The buy-side’s willingness to make a judgement on how, where and when to trade is “a profound change”.

Active management of algorithms forms a core part of some buy-side firms’ execution strategies. “We have never really seen algorithms as tools that you simply leave running without monitoring them,” says Peter Baillie, senior equity dealer at Edinburgh-based asset management firm Martin Currie Investment Management, which has been using algorithms since November 2007. “We have always used a dynamic approach to strategies, limits and aggression levels rather than letting the algo get on with it, unchanged from the first release.”

Through the course of the day, says Baillie, Martin Currie’s traders might progress from working part of an order in an implementation shortfall strategy to stretching the order out over time using a VWAP strategy before shifting part of the order to a more liquidity-seeking type of algorithm. “We have a dynamic strategy around altering the algorithm used from one strategy or provider to another and varying limits or aggression levels throughout the course of the day,” he says.
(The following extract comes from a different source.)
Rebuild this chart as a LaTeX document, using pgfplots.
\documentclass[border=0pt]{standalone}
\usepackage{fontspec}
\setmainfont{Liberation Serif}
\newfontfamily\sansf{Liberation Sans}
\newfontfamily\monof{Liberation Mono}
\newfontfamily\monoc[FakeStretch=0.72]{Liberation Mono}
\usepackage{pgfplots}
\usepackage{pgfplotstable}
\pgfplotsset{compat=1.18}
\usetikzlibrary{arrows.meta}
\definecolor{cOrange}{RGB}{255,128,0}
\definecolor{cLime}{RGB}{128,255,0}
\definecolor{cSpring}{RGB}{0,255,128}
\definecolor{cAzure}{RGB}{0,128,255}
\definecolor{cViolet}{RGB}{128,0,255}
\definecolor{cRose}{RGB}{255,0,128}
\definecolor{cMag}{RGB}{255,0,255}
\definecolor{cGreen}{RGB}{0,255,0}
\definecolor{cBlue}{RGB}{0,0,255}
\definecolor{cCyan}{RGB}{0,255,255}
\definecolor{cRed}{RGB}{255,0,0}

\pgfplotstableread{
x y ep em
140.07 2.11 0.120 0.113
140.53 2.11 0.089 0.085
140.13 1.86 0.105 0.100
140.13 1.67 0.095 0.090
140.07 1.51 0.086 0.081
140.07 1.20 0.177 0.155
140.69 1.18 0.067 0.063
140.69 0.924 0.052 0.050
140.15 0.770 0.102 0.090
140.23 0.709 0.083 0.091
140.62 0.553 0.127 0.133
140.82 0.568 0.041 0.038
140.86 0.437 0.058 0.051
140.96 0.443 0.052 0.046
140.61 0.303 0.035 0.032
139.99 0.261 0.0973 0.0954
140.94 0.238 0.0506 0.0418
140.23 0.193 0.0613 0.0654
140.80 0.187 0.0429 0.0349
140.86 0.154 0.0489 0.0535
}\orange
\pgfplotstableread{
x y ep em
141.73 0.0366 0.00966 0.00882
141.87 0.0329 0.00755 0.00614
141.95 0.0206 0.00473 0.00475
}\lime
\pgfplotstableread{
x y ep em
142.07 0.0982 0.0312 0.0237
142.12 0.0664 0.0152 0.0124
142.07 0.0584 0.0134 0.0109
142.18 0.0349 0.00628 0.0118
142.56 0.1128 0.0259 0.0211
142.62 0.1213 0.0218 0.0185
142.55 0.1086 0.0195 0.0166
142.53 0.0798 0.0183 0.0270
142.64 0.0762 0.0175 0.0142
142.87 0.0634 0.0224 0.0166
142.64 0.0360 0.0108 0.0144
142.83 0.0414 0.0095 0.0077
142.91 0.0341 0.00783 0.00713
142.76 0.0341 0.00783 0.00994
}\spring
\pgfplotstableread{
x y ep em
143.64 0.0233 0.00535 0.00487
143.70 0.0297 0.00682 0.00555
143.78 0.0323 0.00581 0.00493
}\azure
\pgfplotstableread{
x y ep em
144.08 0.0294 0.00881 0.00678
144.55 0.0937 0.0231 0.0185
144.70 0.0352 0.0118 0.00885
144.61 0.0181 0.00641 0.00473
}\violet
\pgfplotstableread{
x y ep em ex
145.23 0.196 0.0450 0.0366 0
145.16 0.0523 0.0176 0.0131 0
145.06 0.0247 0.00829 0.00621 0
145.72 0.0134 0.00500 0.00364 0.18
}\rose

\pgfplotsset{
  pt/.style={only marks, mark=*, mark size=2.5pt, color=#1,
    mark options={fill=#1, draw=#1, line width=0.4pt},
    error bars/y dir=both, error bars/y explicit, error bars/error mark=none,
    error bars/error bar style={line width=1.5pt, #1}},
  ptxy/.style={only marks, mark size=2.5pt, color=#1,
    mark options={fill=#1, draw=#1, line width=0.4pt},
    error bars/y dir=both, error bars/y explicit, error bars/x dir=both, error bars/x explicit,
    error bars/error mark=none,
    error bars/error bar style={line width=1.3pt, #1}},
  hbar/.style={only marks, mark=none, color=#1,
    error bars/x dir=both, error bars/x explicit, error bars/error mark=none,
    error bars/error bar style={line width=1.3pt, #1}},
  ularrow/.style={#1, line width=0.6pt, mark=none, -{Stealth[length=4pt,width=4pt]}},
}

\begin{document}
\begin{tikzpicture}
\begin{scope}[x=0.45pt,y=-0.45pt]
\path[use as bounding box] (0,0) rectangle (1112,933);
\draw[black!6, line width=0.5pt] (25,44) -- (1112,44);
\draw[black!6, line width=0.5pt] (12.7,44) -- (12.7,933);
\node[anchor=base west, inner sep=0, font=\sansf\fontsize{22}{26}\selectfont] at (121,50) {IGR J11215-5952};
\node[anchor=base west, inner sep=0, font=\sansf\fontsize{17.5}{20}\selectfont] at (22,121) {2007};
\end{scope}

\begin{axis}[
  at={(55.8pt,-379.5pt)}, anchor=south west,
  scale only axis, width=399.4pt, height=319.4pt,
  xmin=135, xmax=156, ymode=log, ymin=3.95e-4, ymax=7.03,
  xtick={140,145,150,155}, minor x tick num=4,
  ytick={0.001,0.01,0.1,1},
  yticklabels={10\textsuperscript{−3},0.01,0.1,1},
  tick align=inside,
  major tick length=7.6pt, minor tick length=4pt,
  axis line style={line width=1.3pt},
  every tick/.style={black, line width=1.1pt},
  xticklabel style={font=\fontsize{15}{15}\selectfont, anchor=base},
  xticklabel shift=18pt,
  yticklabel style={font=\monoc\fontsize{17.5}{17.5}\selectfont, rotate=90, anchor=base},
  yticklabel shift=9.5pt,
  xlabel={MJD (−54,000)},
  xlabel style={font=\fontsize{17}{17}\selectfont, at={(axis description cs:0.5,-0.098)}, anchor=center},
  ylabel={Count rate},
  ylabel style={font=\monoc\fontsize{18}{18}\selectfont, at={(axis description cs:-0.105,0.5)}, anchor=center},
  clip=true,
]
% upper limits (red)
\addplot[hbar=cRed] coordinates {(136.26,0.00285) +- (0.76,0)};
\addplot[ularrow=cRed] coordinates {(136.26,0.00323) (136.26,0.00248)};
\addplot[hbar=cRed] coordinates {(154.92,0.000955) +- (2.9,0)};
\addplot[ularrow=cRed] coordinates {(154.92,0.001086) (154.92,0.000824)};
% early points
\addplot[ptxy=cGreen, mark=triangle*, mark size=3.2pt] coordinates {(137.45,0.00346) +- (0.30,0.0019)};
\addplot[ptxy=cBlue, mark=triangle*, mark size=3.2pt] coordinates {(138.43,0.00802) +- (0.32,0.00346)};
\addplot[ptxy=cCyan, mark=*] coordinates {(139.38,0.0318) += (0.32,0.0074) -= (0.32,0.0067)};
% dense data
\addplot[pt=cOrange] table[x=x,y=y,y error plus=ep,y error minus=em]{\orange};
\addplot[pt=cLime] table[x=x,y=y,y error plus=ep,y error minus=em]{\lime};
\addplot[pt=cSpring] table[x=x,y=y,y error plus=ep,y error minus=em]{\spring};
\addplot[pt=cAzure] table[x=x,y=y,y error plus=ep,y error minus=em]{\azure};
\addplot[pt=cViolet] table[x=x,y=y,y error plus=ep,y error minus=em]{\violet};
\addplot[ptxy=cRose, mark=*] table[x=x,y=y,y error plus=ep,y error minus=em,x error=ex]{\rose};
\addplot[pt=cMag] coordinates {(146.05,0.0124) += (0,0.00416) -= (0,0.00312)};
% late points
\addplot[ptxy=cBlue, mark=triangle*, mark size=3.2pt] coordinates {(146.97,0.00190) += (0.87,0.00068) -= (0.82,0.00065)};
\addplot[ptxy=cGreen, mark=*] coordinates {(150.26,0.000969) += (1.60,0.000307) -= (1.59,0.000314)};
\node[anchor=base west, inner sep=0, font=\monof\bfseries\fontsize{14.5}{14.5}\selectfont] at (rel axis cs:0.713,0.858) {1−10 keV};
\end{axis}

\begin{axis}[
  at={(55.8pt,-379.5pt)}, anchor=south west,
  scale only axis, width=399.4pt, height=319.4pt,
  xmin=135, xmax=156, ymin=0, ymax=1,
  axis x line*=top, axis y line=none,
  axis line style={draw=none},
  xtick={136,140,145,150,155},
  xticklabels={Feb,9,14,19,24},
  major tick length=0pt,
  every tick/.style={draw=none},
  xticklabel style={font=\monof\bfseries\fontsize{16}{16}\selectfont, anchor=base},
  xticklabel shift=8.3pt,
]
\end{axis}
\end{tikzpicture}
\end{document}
For others, algorithms allow an important degree independence from brokers’ sales trading desk. “If there is no natural liquidity in the marketplace, we feel that our traders have better access to a larger amount of trading venues than a sales trader at an investment bank. Algorithms allow us to deal the order ourselves,” says Steve Wood, global head of trading at Schroder Investment Management. Use of algorithms for single-stock trading “gives us a lower commission rate, plus we don’t have any information slippage. The deployment of algos in the high-touch single-stock arena has increased dramatically,” he adds.
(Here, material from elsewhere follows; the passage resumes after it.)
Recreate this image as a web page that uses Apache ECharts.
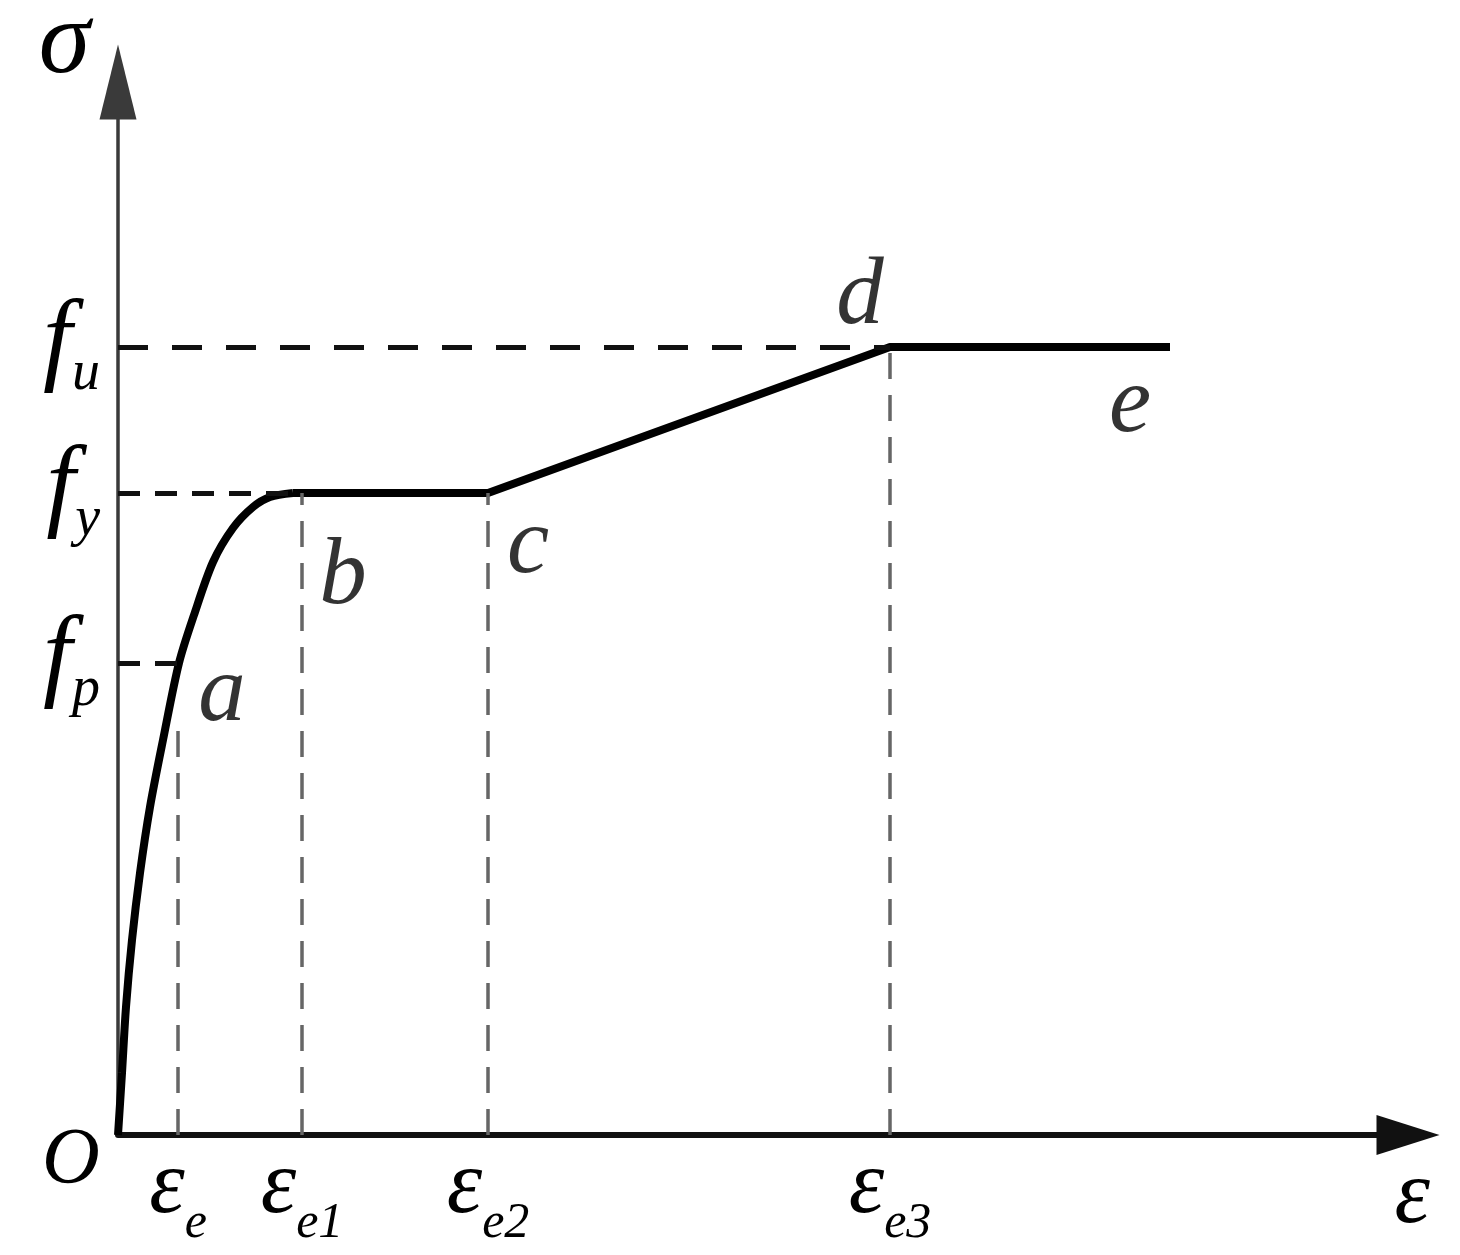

Schroder does not use VWAP algorithms, opting instead for implementation shortfall and derivative strategies, plus some proprietary algorithms.

While a VWAP algorithm may seem to some like a poor choice in a trading environment that favours quick executions, choosing the right strategy is not that simple. High volatility may affect a VWAP algorithm’s ability to hit a VWAP benchmark, but it does not diminish its usefulness as a tool to spread an execution over a period of time.

If you use a more aggressive algorithm to capture an attractive price quickly, this could be deemed a bad execution if the price continues to move in your favour after the trade. A VWAP algorithm, however, could capture this favourable movement if employed correctly.

“If you call the market right on a VWAP strategy, you will get a good execution,” says Baillie. “If you call it wrong you will end up stretching the order out into a market that is going against you and get a bad execution. Implementation shortfall can be the same. An IS strategy will tend to execute more slowly as the price moves away from you, so if you consistently call the market wrong when using an IS strategy, you will get a slower execution and a worse price.”